【Dify】向量数据库迁移至Milvus踩坑记录
Dify迁移数据库至Milvus时报错Create dataset index error: MilvusException )的解决方法
Dify版本:0.7.2
部署方式:docker
先上图,官方提供的数据库迁移操作,看起来应该是比较老版本的操作了,新版本暂未更新。总体思路就是修改环境变量,再用dify-api中提供的vdb-migrate进行数据库迁移即可。
一、备份
备份一下挂载目录(主要是数据库内容)
tar -cvf volumes-$(date +%s).tgz volumes
二、修改环境变量
找到dify/docker/.env文件修改环境变量,修改VETOR_STORE的值为milvus(默认为weaviate)
(PS:这里我同步修改了compose-config.yml中milvus的版本,并添加了Milvus可视化管理attu,完整配置在文末)
三、重启
docker-compose down
docker-compose up -d
启动可以看到milvus相关容器已经启动
四、执行迁移命令
docker exec -it docker-api-1 flask vdb-migrate
报错连接失败,信息如下:
2024-09-02 02:11:43,655.655 ERROR [MainThread] [milvus_client.py:655] - Failed to create new connection using: 5993ac3c136a4864a15513e4d0f4f35a
Create dataset index error: MilvusException <MilvusException: (code=2, message=Fail connecting to server on 127.0.0.1:19530, illegal connection params or server unavailable)>
这里看到一条issue说因为端口没有开放,我这里按照提供的方式修改Forgot to expose Milvus standalone port in yaml · Issue #7653 · langgenius/dify (github.com)

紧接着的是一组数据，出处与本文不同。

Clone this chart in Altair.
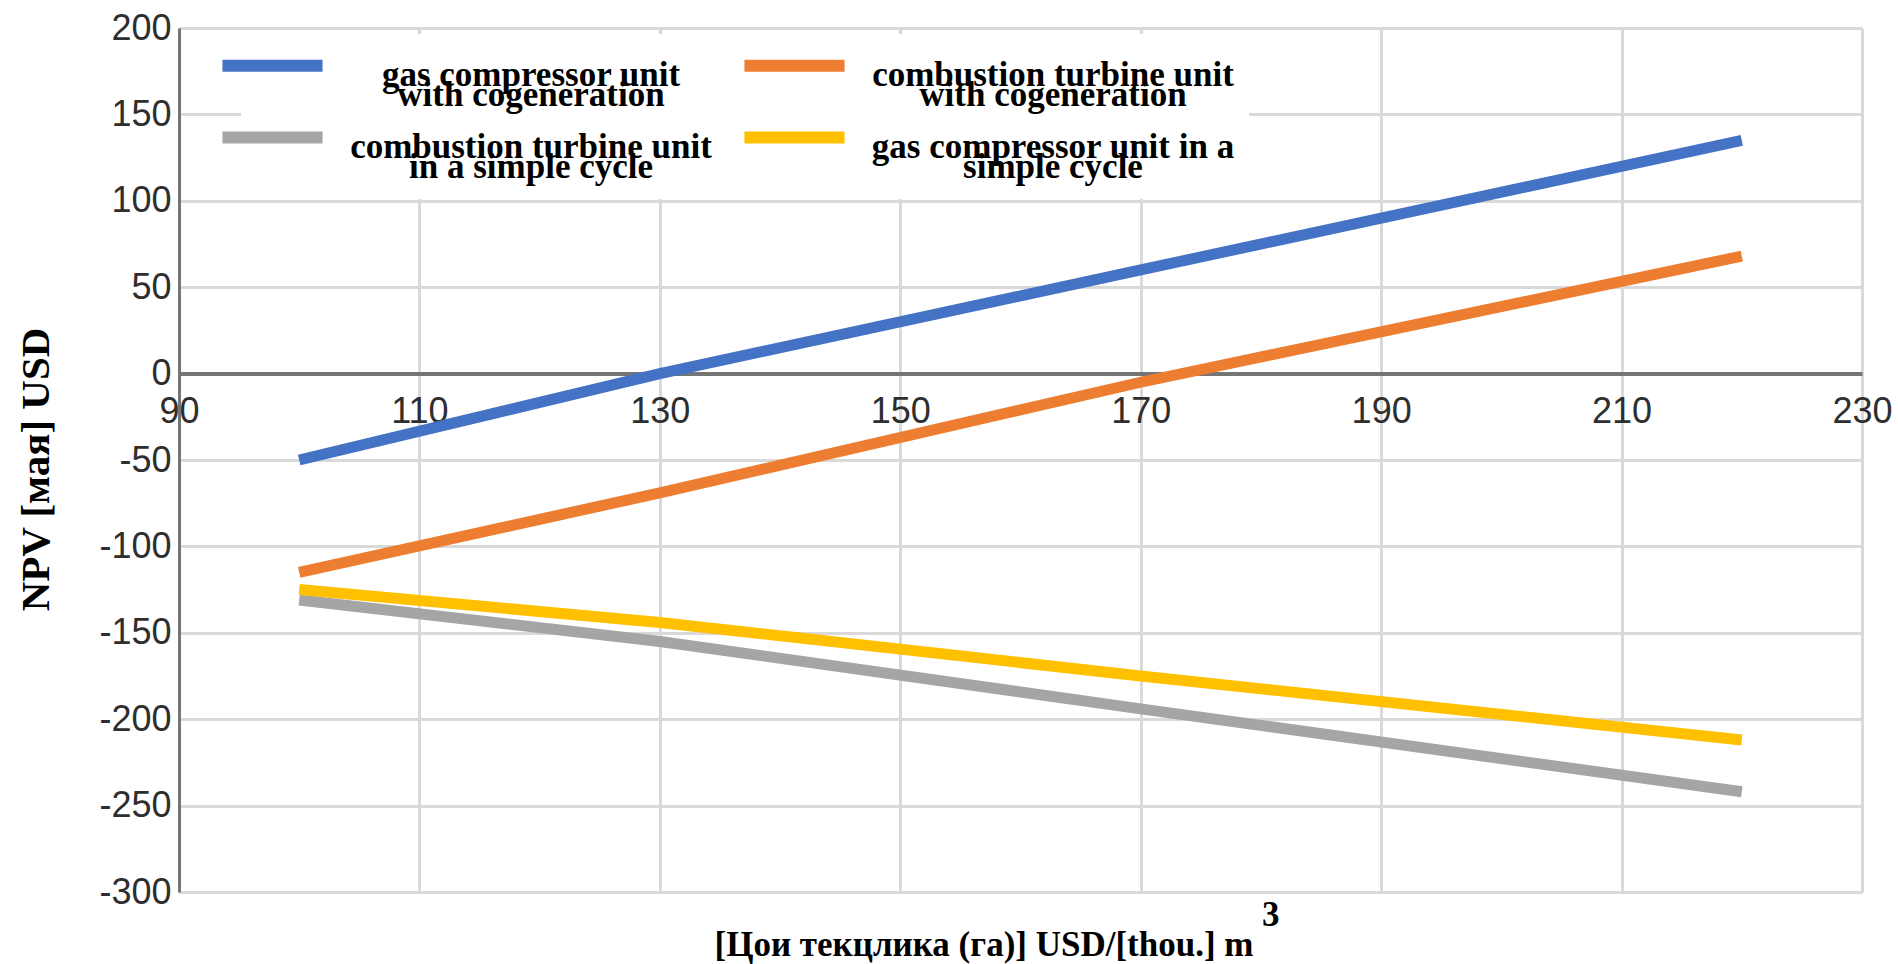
import altair as alt
import pandas as pd

# Data
x_values = [100, 130, 170, 220]
series_names = [
    "gas compressor unit|with cogeneration",
    "combustion turbine unit|in a simple cycle",
    "combustion turbine unit|with cogeneration",
    "gas compressor unit in a|simple cycle",
]
blue_values = [-50, 0, 60, 135]
gray_values = [-131, -155, -194, -242]
orange_values = [-115, -69, -5, 68]
yellow_values = [-125, -144, -175, -212]
series_colors = ["#4472C4", "#A5A5A5", "#ED7D31", "#FFC000"]

x_ticks = [90, 110, 130, 150, 170, 190, 210, 230]
y_ticks = [-300, -250, -200, -150, -100, -50, 0, 50, 100, 150, 200]
x_title = ["3", "[Цои текцлика (га)] USD/[thou.] m\u2800"]
y_title = "NPV [мая] USD"

rows = []
for name, vals in zip(series_names, [blue_values, gray_values, orange_values, yellow_values]):
    for xv, yv in zip(x_values, vals):
        rows.append({"price": xv, "npv": yv, "series": name})
df = pd.DataFrame(rows)

W, H = 1683, 864
zero_offset = -(H - H * (200 - 0) / 500)  # move x axis up to the zero line

chart = alt.Chart(df).mark_line(strokeWidth=11, strokeCap="butt").encode(
    x=alt.X(
        "price:Q",
        scale=alt.Scale(domain=[90, 230], nice=False, zero=False),
        axis=alt.Axis(
            values=x_ticks,
            orient="bottom",
            offset=zero_offset,
            grid=True,
            gridColor="#D9D9D9",
            gridWidth=3,
            domainColor="#757575",
            domainWidth=4,
            ticks=False,
            labelFont="Liberation Sans",
            labelFontSize=36,
            labelColor="#2e2e2e",
            labelPadding=21,
            labelFlush=False,
            labelExpr="'' + datum.value",
            title=x_title,
            titleFont="Liberation Serif",
            titleFontSize=35,
            titleFontWeight="bold",
            titleColor="black",
            titleAlign="right",
            titleBaseline="alphabetic",
            titleLineHeight=30,
            titleX=1100,
            titleY=552,
        ),
    ),
    y=alt.Y(
        "npv:Q",
        scale=alt.Scale(domain=[-300, 200], nice=False, zero=False),
        axis=alt.Axis(
            values=y_ticks,
            grid=True,
            gridColor="#D9D9D9",
            gridWidth=3,
            domainColor="#757575",
            domainWidth=3,
            ticks=False,
            labelFont="Liberation Sans",
            labelFontSize=36,
            labelColor="#2e2e2e",
            labelPadding=8,
            labelFlush=False,
            labelExpr="'' + datum.value",
            title=y_title,
            titleFont="Liberation Serif",
            titleFontSize=41,
            titleFontWeight="bold",
            titleColor="black",
            titleAngle=270,
            titleAlign="center",
            titleBaseline="middle",
            titleX=-143,
            titleY=441,
        ),
    ),
    color=alt.Color(
        "series:N",
        sort=series_names,
        scale=alt.Scale(domain=series_names, range=series_colors),
        legend=alt.Legend(
            title=None,
            orient="none",
            legendX=62,
            legendY=6,
            columns=2,
            symbolType="M-7.94,0L7.94,0",
            symbolStrokeWidth=12,
            symbolSize=159,
            symbolOpacity=1,
            labelFont="Liberation Serif",
            labelFontSize=35,
            labelFontWeight="bold",
            labelColor="black",
            labelAlign="center",
            labelBaseline="line-top",
            labelOffset=241,
            labelLimit=800,
            labelExpr="split(datum.label, '|')",
            columnPadding=8,
            rowPadding=0,
            fillColor="white",
            padding=14,
        ),
    ),
).properties(
    width=W,
    height=H,
    autosize="none",
    padding={"left": 179, "top": 28, "right": 36, "bottom": 72},
).configure(
    style={"guide-label": {"lineHeight": 20}}
).configure_view(stroke=None)

chart.save("out.html", embed_options={"renderer": "svg", "actions": False})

替换compose-config.yml中的milvus-standalone为:
milvus-standalone:
container_name: milvus-standalone
image: milvusdb/milvus:v2.3.1
profiles:
- milvus
command: [ "milvus", "run", "standalone" ]
environment:
ETCD_ENDPOINTS: ${ETCD_ENDPOINTS:-etcd:2379}
MINIO_ADDRESS: ${MINIO_ADDRESS:-minio:9000}
common.security.authorizationEnabled: ${MILVUS_AUTHORIZATION_ENABLED:-true}
volumes:
- ./volumes/milvus/milvus:/var/lib/milvus
healthcheck:
test: [ "CMD", "curl", "-f", "http://localhost:9091/healthz" ]
interval: 30s
start_period: 90s
timeout: 20s
retries: 3
ports:
- "19530:19530" # Milvus gRPC port
- "9091:9091" # Milvus HTTP port
depends_on:
- "etcd"
- "minio"
networks:
- milvus
重新启动后运行迁移仍然报错:
尝试通过Attu连接,发现正常连接到Milvus,如下图:
经历了十多次尝试,得到了最终解决方式:
在compose_config.yml的API中,添加milvus的environment内容。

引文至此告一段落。